Car companies engineer their vehicles to have the maximum efficiency at a speed at which they are likely to be driven a lot by most drivers.
What I haven’t seen mentioned is to travel at either 50 or 70mph steady state you will be in the same gear. So while the cars engine does run longer, it actually makes the same number of revolutions to travel from point A to B. So the load on the car is less at 50mph due to air resistance and typically is more fuel efficient at a lower RPM. Couple those two things together and you get better fuel economy.
Almost universally down to the engine speed.
In top gear, with the engine barely rotating, you’ll do 50mph on a flat road. The engine speed will barely be above idle (that speed necessary to keep it rotating), often only around `1000RPM
To get to 70mph, you would have to rotate the engine at a few thousand more RPM.
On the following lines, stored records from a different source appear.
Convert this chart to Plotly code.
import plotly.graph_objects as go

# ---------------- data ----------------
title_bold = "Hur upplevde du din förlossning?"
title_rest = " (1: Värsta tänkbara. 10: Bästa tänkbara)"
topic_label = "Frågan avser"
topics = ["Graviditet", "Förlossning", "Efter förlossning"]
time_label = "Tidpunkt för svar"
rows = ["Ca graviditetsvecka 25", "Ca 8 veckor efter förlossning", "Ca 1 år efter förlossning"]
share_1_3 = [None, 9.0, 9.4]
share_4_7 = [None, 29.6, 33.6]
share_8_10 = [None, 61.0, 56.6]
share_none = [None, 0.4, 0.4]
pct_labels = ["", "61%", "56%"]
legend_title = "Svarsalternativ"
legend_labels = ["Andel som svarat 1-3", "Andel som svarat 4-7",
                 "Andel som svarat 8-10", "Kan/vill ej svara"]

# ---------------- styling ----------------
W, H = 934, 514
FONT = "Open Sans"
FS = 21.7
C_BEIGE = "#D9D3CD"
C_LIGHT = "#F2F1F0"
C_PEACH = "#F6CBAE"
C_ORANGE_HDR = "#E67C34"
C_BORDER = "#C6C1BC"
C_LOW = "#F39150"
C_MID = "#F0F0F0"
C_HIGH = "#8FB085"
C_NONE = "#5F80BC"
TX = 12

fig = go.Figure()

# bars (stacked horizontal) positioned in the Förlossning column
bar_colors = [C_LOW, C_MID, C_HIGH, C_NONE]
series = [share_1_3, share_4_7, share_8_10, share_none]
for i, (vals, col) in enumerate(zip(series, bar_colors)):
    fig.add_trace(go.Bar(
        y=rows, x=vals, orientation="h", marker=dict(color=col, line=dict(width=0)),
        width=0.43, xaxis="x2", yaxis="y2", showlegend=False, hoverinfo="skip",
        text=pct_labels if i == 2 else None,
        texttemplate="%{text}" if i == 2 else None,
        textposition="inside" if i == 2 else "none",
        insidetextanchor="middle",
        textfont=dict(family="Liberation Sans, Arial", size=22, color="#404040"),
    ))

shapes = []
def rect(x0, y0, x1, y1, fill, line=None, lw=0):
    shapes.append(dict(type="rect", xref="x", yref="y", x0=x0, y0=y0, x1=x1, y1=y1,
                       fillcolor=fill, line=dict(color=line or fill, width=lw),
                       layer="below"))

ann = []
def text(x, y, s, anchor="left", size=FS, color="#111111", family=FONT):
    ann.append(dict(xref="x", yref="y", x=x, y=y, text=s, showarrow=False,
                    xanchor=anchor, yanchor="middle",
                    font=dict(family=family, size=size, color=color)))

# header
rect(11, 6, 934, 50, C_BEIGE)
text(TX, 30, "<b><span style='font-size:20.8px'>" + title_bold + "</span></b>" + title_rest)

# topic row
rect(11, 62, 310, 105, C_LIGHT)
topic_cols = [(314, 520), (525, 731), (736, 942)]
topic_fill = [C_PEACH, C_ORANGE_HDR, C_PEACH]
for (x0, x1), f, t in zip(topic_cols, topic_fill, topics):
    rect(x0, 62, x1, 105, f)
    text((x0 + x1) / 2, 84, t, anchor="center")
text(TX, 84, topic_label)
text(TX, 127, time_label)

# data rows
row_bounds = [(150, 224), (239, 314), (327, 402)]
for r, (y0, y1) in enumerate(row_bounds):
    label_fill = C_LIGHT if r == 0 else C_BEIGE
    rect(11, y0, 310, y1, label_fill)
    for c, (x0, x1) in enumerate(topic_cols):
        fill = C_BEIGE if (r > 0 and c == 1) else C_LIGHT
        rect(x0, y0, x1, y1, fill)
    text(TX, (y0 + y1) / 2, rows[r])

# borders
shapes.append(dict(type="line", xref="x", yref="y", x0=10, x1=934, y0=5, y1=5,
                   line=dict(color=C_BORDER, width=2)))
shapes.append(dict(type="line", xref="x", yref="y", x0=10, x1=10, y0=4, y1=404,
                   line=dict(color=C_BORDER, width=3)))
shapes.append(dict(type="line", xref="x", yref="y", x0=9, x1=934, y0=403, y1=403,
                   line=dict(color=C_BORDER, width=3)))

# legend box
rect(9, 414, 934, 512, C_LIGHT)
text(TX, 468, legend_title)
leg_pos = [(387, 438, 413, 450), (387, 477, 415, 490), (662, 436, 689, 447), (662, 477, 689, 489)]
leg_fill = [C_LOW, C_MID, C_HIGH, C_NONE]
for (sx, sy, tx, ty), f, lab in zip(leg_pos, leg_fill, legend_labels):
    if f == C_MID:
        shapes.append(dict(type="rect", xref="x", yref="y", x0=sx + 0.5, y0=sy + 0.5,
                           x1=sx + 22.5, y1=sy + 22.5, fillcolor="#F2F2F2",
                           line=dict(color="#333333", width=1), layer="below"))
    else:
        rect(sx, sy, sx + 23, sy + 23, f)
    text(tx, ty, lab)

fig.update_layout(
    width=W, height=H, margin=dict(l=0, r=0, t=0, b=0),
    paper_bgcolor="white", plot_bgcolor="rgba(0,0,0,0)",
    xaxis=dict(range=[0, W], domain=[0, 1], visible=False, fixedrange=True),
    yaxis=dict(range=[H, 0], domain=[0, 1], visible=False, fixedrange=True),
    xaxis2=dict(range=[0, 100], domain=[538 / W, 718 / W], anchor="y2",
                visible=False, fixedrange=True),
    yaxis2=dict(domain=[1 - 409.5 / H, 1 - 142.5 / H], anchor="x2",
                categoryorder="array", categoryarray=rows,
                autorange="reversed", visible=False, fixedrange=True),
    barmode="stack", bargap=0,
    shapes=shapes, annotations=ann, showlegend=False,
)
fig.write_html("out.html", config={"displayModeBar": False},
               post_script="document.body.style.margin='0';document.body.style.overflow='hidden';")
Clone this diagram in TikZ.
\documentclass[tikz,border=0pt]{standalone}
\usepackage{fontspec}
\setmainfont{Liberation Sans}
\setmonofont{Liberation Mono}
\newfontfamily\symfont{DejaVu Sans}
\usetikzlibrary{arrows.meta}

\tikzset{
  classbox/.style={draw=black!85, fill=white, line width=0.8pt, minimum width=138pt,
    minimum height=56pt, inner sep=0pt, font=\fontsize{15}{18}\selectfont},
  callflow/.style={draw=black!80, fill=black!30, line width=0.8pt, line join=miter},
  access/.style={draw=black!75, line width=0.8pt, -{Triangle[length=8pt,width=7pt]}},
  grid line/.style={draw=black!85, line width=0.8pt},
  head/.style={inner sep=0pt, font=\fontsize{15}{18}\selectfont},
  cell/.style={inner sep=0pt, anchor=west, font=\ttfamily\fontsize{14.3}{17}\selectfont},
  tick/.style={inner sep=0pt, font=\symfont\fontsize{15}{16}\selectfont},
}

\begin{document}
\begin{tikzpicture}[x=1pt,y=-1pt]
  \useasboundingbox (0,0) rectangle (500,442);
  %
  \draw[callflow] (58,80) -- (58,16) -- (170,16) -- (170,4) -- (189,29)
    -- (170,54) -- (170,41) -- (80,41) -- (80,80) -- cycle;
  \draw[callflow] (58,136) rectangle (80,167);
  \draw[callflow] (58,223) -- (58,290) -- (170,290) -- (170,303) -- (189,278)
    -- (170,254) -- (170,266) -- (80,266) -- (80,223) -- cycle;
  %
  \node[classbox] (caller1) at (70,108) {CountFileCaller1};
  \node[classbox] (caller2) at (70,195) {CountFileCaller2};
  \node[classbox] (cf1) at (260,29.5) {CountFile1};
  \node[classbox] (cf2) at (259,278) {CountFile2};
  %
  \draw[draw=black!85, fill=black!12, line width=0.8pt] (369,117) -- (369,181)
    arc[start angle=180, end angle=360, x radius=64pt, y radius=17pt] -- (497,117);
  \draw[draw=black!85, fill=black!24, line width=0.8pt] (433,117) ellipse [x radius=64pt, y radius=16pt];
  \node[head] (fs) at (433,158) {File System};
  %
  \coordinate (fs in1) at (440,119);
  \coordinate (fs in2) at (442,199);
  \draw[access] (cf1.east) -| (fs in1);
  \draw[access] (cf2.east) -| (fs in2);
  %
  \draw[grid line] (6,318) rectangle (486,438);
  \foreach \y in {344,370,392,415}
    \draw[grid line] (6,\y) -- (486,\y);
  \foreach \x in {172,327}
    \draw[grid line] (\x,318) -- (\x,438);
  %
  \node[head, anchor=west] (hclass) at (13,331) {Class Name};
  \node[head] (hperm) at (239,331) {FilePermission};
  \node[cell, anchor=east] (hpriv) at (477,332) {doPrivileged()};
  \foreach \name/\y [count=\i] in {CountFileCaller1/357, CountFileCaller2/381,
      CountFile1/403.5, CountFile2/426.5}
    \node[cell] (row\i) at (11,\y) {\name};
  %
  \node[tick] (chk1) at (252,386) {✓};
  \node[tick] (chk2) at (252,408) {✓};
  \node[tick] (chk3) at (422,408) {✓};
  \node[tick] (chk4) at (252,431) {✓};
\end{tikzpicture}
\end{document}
If you provided another gear, you would be able to do 70mph at engine idle, but at greater engineering cost, and with air resistance, etc. it would actually not be as simple as “yet another gear range”, you would have to do the maths to make it as efficient.
You then risk getting into a situation like trucks have where you have to have LOTS of gears (and gear changes) to make it as efficient at a speed that you won’t necessarily hold for a long time (e.g. every time you want to change lanes or slow slightly, you’d have to change down a gear… generally you can just stay in top gear on a motorway and concentrate purely on driving).